If, say, he were to join a Mister Universe section. When time comes for the talent portion of the paegeant, all he would need to do is go on stage in full uniform and stand there looking deadly. The ability to look that good in uniform, that's a Universe-winning talent right there.

(There's a thread on 4chan about people you'd like to be arrested by. Some anonymous posted a picture of Kanda, who shot up ratings and was at a rock-steady fifth position despite no one knowing who the hell this Asian guy was. Well, except Lavi, obviously. It was one of his rare full-body shots of his boy in blue.)

In short, Lavi is a little shuddery with anticipation.

Kanda has no such care. "My uniform." He tries to remember where his bullet-proof vest is, and concludes it's in his locker at the station. Absently he rubs at his arm, the scar from the bullet wound faded but still there. It wasn't a serious wound, didn't hit bone or anything, but on cold nights it seems to forget its humble origins and ache like a, like a...

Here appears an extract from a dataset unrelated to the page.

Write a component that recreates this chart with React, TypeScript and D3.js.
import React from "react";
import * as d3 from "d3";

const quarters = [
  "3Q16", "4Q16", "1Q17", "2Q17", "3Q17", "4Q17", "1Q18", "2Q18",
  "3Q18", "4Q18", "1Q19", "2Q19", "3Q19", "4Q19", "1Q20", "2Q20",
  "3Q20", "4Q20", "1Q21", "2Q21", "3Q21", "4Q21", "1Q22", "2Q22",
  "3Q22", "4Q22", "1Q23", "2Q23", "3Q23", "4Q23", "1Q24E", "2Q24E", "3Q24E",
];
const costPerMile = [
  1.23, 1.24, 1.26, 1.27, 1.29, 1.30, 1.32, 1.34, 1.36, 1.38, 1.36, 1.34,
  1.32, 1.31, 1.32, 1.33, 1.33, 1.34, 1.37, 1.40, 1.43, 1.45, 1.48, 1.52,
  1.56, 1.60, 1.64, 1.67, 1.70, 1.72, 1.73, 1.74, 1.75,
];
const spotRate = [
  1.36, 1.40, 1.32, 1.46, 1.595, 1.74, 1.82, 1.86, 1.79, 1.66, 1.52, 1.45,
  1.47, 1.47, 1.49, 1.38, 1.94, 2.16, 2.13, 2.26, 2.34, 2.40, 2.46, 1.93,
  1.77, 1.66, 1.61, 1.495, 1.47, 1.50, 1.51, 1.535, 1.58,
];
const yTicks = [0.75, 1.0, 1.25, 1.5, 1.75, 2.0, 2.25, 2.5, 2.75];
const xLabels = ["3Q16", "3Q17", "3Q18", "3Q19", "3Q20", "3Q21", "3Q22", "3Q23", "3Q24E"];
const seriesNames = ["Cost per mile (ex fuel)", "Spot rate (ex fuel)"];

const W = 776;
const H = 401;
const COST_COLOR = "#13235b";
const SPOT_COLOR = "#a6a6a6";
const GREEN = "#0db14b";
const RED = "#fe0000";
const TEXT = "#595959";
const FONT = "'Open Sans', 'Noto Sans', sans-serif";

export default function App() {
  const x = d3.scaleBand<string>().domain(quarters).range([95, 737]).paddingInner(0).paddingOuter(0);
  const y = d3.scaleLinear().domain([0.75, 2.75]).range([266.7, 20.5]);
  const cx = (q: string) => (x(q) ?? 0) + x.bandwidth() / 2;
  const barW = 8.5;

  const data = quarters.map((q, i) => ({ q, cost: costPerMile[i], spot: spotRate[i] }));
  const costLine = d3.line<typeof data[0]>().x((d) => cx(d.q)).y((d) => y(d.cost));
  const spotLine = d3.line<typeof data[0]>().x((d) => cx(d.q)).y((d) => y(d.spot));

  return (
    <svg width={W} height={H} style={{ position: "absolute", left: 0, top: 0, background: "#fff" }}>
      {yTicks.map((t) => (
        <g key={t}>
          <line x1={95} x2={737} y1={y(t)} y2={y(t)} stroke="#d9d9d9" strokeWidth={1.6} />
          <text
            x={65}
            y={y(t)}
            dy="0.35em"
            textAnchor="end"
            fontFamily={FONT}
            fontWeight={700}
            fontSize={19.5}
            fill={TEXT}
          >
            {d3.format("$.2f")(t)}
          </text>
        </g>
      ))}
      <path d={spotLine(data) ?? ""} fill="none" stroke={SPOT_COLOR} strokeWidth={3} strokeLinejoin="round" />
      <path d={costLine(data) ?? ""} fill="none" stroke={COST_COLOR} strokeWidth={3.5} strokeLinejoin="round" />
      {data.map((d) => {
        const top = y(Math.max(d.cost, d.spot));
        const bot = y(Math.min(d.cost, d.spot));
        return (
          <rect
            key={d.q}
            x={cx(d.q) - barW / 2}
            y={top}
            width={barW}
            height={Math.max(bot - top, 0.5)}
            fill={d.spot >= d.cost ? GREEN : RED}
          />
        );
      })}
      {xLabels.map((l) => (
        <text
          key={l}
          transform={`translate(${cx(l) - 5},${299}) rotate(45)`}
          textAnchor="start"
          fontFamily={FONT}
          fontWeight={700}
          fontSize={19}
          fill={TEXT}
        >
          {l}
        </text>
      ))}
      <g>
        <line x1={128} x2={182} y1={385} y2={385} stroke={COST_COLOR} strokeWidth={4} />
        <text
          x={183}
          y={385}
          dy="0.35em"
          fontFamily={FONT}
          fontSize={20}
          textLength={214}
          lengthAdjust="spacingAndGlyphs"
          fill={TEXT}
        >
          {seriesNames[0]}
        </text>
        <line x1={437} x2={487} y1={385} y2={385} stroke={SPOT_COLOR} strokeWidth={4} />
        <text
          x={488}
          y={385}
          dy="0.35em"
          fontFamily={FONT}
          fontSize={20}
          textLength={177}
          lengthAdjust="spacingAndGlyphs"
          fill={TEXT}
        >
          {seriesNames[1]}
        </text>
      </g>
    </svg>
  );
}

Polaroid picture (stop saying Hey Ya you red-headed asshole).

(Even if Lavi's only said it once, and said it aaaaaaaages ago)

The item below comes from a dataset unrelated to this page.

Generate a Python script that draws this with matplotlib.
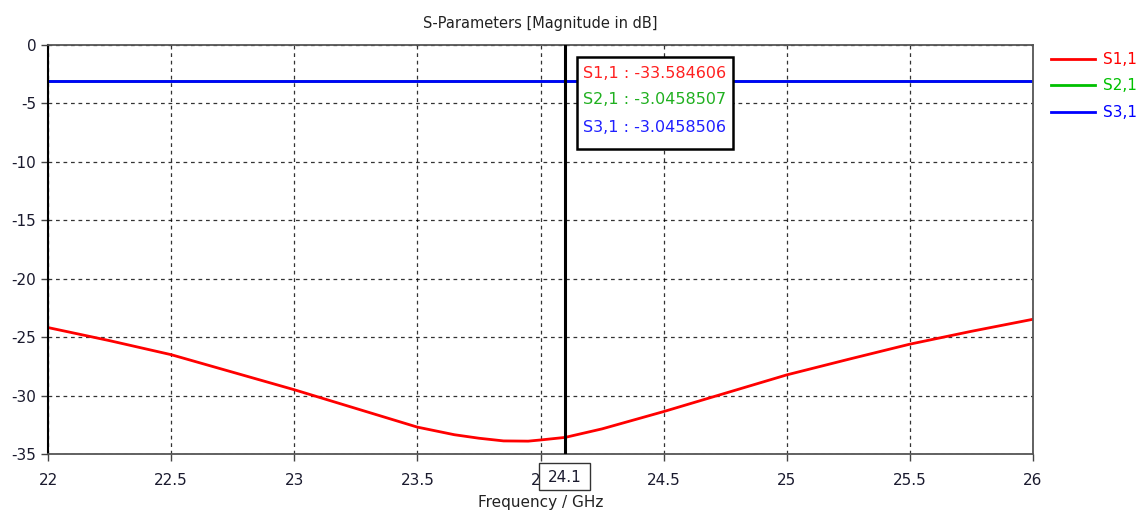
import matplotlib.pyplot as plt
from matplotlib.patches import Rectangle

# S-parameter data
freq = [22.0, 22.25, 22.5, 22.75, 23.0, 23.25, 23.5, 23.65, 23.75, 23.85, 23.95,
        24.0, 24.1, 24.25, 24.5, 24.75, 25.0, 25.25, 25.5, 25.75, 26.0]
s11 = [-24.18, -25.3, -26.5, -28.0, -29.5, -31.1, -32.7, -33.35, -33.65, -33.88, -33.9,
       -33.8, -33.58, -32.85, -31.37, -29.8, -28.23, -26.9, -25.6, -24.5, -23.47]
s21_level = -3.0458507
s31_level = -3.0458506
marker_x = 24.1
marker_vals = ['-33.584606', '-3.0458507', '-3.0458506']

names = ['S1,1', 'S2,1', 'S3,1']
colors = ['#ff0000', '#00c000', '#0000ff']
text_colors = ['#ff2020', '#20b020', '#2020ff']

plt.rcParams['font.family'] = ['DejaVu Sans']
plt.rcParams['axes.unicode_minus'] = False

W, H = 1143, 515
fig = plt.figure(figsize=(W / 100, H / 100), dpi=100)
ax = fig.add_axes([48 / W, 1 - 454 / H, 985 / W, 409 / H])

ax.plot(freq, s11, color=colors[0], lw=2, label=names[0])
ax.plot([freq[0], freq[-1]], [s21_level, s21_level], color=colors[1], lw=2, label=names[1])
ax.plot([freq[0], freq[-1]], [s31_level, s31_level], color=colors[2], lw=2, label=names[2])

ax.axvline(marker_x, color='black', lw=2.2, zorder=5)

ax.set_xlim(22, 26)
ax.set_ylim(-35, 0)
ax.set_xticks([22, 22.5, 23, 23.5, 24, 24.5, 25, 25.5, 26])
ax.set_xticklabels(['22', '22.5', '23', '23.5', '24', '24.5', '25', '25.5', '26'])
ax.set_yticks([0, -5, -10, -15, -20, -25, -30, -35])
ax.grid(True, color='black', linestyle=(0, (3, 3)), lw=0.9, alpha=0.8)
ax.tick_params(direction='out', length=5, width=1, labelsize=11, colors='#444444',
               labelcolor='#1a1a2e')
ax.tick_params(axis='x', pad=9)
for side in ['top', 'bottom', 'right']:
    ax.spines[side].set_color('#555555')
    ax.spines[side].set_linewidth(1.3)
ax.spines['left'].set_color('black')
ax.spines['left'].set_linewidth(1.5)

ax.set_title('S-Parameters [Magnitude in dB]', fontsize=10.5, color='#222222', pad=12)
ax.set_xlabel('Frequency / GHz', fontsize=11, color='#222222', labelpad=5)

# marker readout box (figure pixel coords)
fig.patches.append(Rectangle((577 / W, 1 - 149 / H), 156 / W, 92 / H, transform=fig.transFigure,
                             fc='white', ec='black', lw=1.8, zorder=6))
for i, (n, v, c) in enumerate(zip(names, marker_vals, text_colors)):
    fig.text(583 / W, 1 - (73 + i * 27) / H, f'{n} : {v}', fontsize=11.5,
             va='center', ha='left', color=c, zorder=7)

# marker frequency label on x axis
fig.patches.append(Rectangle((539 / W, 1 - 490 / H), 51 / W, 27 / H, transform=fig.transFigure,
                             fc='white', ec='#333333', lw=1, zorder=8))
fig.text(565 / W, 1 - 477 / H, '24.1', ha='center', va='center', fontsize=11,
         color='#1a1a2e', zorder=9)

fig.legend(loc='upper left', bbox_to_anchor=(1051 / W, 1 - 52 / H), frameon=False,
           labelcolor='linecolor', fontsize=11, handlelength=2.9, labelspacing=0.75,
           handletextpad=0.5, borderaxespad=0, borderpad=0)

fig.savefig('out.png', dpi=100)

Lavi sees Kanda looking at him with intense loathing, and brushes it off like a duck feels loving disdain for water. "There're towels in th'cabinet next t'the tub, so knock  y'self out."

In the bathroom? Literally? Perfectly doable. All he needed were a few bottles of assorted toiletries, arrange them in a bundle and wrap them up with the towel, then swing it at himself ala a painfully unfunny scene in a tasteless comedy involving, inevitably, nunchuks. A make-shift blackjack, a subject Kanda is hopelessly familiar with.

A matter of great personal hygiene bothers him. "Teeth brushing. You must have an extra toothbrush, or I'm going to hit you."

This is, you see, Lavi sneakily implementing his plan to get Kanda to move in with him, or vice versa. First, Kanda has his own toothbrush in Lavi's bathroom.

Next thing you know they'll be knocking through Lavi's floor to install a staircase in their new, possibly fantastically homoerotic, duplex.

"Got extra ones in th'cupboard under the sink. Just pick whichever one y'want." He doesn't bother to mention that all the new toothbrushes had designs of the Power Rangers. The shot of nostalgia he had been wounded with when he saw them in the pharmacy had proved too strong to withstand.

And that's domestic, possibly fantastically homoerotic bliss in the morning.

*

Oh, but Kanda does look brilliant in uniform.

----

I hadn't realised the last time this was updated was so long ago ._. Hopefully nothing else utterly heart-breaking happens while I'm asleep.